● **STATED TASK**: Would you transcribe the whole listing exactly, minus its pictures?

:: GIVEN INFORMATION

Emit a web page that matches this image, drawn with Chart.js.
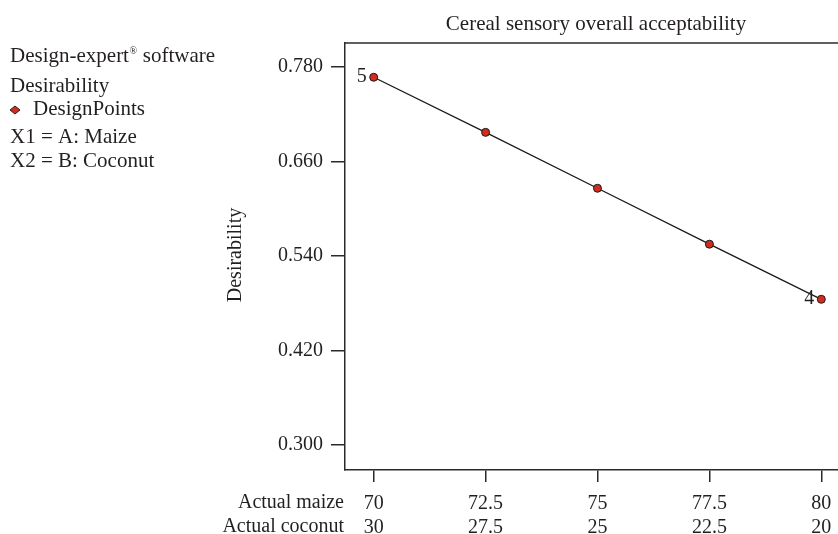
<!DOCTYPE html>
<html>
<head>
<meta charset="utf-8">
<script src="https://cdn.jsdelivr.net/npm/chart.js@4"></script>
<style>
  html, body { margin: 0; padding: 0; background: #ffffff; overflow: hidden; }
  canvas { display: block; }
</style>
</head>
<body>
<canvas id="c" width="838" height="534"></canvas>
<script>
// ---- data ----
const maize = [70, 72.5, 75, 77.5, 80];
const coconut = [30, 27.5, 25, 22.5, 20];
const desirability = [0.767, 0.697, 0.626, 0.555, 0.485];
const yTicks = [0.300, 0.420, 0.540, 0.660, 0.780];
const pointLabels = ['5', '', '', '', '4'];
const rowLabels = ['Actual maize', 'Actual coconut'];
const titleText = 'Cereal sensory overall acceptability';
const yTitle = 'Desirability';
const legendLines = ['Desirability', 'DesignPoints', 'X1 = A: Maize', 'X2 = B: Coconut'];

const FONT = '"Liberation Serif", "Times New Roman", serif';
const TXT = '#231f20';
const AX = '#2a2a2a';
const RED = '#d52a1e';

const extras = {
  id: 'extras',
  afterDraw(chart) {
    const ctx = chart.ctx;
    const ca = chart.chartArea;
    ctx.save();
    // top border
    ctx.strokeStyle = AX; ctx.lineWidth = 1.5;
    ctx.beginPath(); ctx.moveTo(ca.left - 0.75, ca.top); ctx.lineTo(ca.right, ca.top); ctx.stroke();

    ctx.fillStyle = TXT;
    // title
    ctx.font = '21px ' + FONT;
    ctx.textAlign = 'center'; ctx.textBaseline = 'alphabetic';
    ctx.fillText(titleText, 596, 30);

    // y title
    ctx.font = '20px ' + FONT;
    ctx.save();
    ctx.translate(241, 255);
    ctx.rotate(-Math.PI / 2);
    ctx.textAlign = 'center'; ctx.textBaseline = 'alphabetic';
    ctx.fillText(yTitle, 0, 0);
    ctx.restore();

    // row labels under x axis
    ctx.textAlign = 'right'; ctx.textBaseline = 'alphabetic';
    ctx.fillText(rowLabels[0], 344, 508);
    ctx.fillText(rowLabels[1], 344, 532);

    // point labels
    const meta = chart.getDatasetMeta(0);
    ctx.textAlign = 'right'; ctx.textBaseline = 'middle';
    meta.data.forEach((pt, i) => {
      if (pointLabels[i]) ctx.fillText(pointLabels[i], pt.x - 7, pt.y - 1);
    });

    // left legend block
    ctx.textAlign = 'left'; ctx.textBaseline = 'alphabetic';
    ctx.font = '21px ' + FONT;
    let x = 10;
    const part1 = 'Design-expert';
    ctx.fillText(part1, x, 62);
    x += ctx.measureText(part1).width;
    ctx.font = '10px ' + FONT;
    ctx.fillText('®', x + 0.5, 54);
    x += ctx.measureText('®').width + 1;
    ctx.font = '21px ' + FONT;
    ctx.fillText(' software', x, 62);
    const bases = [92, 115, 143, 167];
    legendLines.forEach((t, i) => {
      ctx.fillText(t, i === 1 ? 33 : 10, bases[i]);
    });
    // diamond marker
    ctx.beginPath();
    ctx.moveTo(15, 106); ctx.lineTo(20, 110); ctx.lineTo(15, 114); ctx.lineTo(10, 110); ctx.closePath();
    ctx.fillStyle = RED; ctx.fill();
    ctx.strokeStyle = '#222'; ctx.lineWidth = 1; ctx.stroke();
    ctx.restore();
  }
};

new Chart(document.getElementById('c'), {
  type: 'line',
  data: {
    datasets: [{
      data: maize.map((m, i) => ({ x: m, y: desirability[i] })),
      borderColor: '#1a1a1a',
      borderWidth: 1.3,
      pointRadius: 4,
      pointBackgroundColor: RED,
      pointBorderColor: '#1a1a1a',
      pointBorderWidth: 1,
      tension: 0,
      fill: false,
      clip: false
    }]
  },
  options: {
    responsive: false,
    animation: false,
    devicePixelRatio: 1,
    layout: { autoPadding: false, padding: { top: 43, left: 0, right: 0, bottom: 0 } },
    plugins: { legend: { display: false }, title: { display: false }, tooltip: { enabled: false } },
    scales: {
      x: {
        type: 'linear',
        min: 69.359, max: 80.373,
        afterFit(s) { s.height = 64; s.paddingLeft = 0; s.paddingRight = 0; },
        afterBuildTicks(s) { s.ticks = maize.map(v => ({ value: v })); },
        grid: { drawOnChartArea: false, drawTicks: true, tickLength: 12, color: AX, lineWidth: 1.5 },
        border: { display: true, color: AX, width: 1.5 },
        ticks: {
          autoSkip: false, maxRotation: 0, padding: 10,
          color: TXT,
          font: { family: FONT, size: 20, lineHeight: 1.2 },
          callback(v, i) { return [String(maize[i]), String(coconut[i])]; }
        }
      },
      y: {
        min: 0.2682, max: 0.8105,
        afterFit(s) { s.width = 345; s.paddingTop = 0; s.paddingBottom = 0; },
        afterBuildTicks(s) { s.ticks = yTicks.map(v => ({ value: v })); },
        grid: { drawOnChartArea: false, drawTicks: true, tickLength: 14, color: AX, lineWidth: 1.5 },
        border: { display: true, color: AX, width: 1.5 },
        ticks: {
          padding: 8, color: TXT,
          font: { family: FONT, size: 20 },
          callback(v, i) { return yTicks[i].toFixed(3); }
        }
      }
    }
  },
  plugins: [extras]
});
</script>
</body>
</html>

::::

● **TASK OUTPUT**:
Emit a web page that matches this image, drawn with Chart.js.
<!DOCTYPE html>
<html>
<head>
<meta charset="utf-8">
<script src="https://cdn.jsdelivr.net/npm/chart.js@4"></script>
<style>
  html, body { margin: 0; padding: 0; background: #ffffff; overflow: hidden; }
  canvas { display: block; }
</style>
</head>
<body>
<canvas id="c" width="838" height="534"></canvas>
<script>
// ---- data ----
const maize = [70, 72.5, 75, 77.5, 80];
const coconut = [30, 27.5, 25, 22.5, 20];
const desirability = [0.767, 0.697, 0.626, 0.555, 0.485];
const yTicks = [0.300, 0.420, 0.540, 0.660, 0.780];
const pointLabels = ['5', '', '', '', '4'];
const rowLabels = ['Actual maize', 'Actual coconut'];
const titleText = 'Cereal sensory overall acceptability';
const yTitle = 'Desirability';
const legendLines = ['Desirability', 'DesignPoints', 'X1 = A: Maize', 'X2 = B: Coconut'];

const FONT = '"Liberation Serif", "Times New Roman", serif';
const TXT = '#231f20';
const AX = '#2a2a2a';
const RED = '#d52a1e';

const extras = {
  id: 'extras',
  afterDraw(chart) {
    const ctx = chart.ctx;
    const ca = chart.chartArea;
    ctx.save();
    // top border
    ctx.strokeStyle = AX; ctx.lineWidth = 1.5;
    ctx.beginPath(); ctx.moveTo(ca.left - 0.75, ca.top); ctx.lineTo(ca.right, ca.top); ctx.stroke();

    ctx.fillStyle = TXT;
    // title
    ctx.font = '21px ' + FONT;
    ctx.textAlign = 'center'; ctx.textBaseline = 'alphabetic';
    ctx.fillText(titleText, 596, 30);

    // y title
    ctx.font = '20px ' + FONT;
    ctx.save();
    ctx.translate(241, 255);
    ctx.rotate(-Math.PI / 2);
    ctx.textAlign = 'center'; ctx.textBaseline = 'alphabetic';
    ctx.fillText(yTitle, 0, 0);
    ctx.restore();

    // row labels under x axis
    ctx.textAlign = 'right'; ctx.textBaseline = 'alphabetic';
    ctx.fillText(rowLabels[0], 344, 508);
    ctx.fillText(rowLabels[1], 344, 532);

    // point labels
    const meta = chart.getDatasetMeta(0);
    ctx.textAlign = 'right'; ctx.textBaseline = 'middle';
    meta.data.forEach((pt, i) => {
      if (pointLabels[i]) ctx.fillText(pointLabels[i], pt.x - 7, pt.y - 1);
    });

    // left legend block
    ctx.textAlign = 'left'; ctx.textBaseline = 'alphabetic';
    ctx.font = '21px ' + FONT;
    let x = 10;
    const part1 = 'Design-expert';
    ctx.fillText(part1, x, 62);
    x += ctx.measureText(part1).width;
    ctx.font = '10px ' + FONT;
    ctx.fillText('®', x + 0.5, 54);
    x += ctx.measureText('®').width + 1;
    ctx.font = '21px ' + FONT;
    ctx.fillText(' software', x, 62);
    const bases = [92, 115, 143, 167];
    legendLines.forEach((t, i) => {
      ctx.fillText(t, i === 1 ? 33 : 10, bases[i]);
    });
    // diamond marker
    ctx.beginPath();
    ctx.moveTo(15, 106); ctx.lineTo(20, 110); ctx.lineTo(15, 114); ctx.lineTo(10, 110); ctx.closePath();
    ctx.fillStyle = RED; ctx.fill();
    ctx.strokeStyle = '#222'; ctx.lineWidth = 1; ctx.stroke();
    ctx.restore();
  }
};

new Chart(document.getElementById('c'), {
  type: 'line',
  data: {
    datasets: [{
      data: maize.map((m, i) => ({ x: m, y: desirability[i] })),
      borderColor: '#1a1a1a',
      borderWidth: 1.3,
      pointRadius: 4,
      pointBackgroundColor: RED,
      pointBorderColor: '#1a1a1a',
      pointBorderWidth: 1,
      tension: 0,
      fill: false,
      clip: false
    }]
  },
  options: {
    responsive: false,
    animation: false,
    devicePixelRatio: 1,
    layout: { autoPadding: false, padding: { top: 43, left: 0, right: 0, bottom: 0 } },
    plugins: { legend: { display: false }, title: { display: false }, tooltip: { enabled: false } },
    scales: {
      x: {
        type: 'linear',
        min: 69.359, max: 80.373,
        afterFit(s) { s.height = 64; s.paddingLeft = 0; s.paddingRight = 0; },
        afterBuildTicks(s) { s.ticks = maize.map(v => ({ value: v })); },
        grid: { drawOnChartArea: false, drawTicks: true, tickLength: 12, color: AX, lineWidth: 1.5 },
        border: { display: true, color: AX, width: 1.5 },
        ticks: {
          autoSkip: false, maxRotation: 0, padding: 10,
          color: TXT,
          font: { family: FONT, size: 20, lineHeight: 1.2 },
          callback(v, i) { return [String(maize[i]), String(coconut[i])]; }
        }
      },
      y: {
        min: 0.2682, max: 0.8105,
        afterFit(s) { s.width = 345; s.paddingTop = 0; s.paddingBottom = 0; },
        afterBuildTicks(s) { s.ticks = yTicks.map(v => ({ value: v })); },
        grid: { drawOnChartArea: false, drawTicks: true, tickLength: 14, color: AX, lineWidth: 1.5 },
        border: { display: true, color: AX, width: 1.5 },
        ticks: {
          padding: 8, color: TXT,
          font: { family: FONT, size: 20 },
          callback(v, i) { return yTicks[i].toFixed(3); }
        }
      }
    }
  },
  plugins: [extras]
});
</script>
</body>
</html>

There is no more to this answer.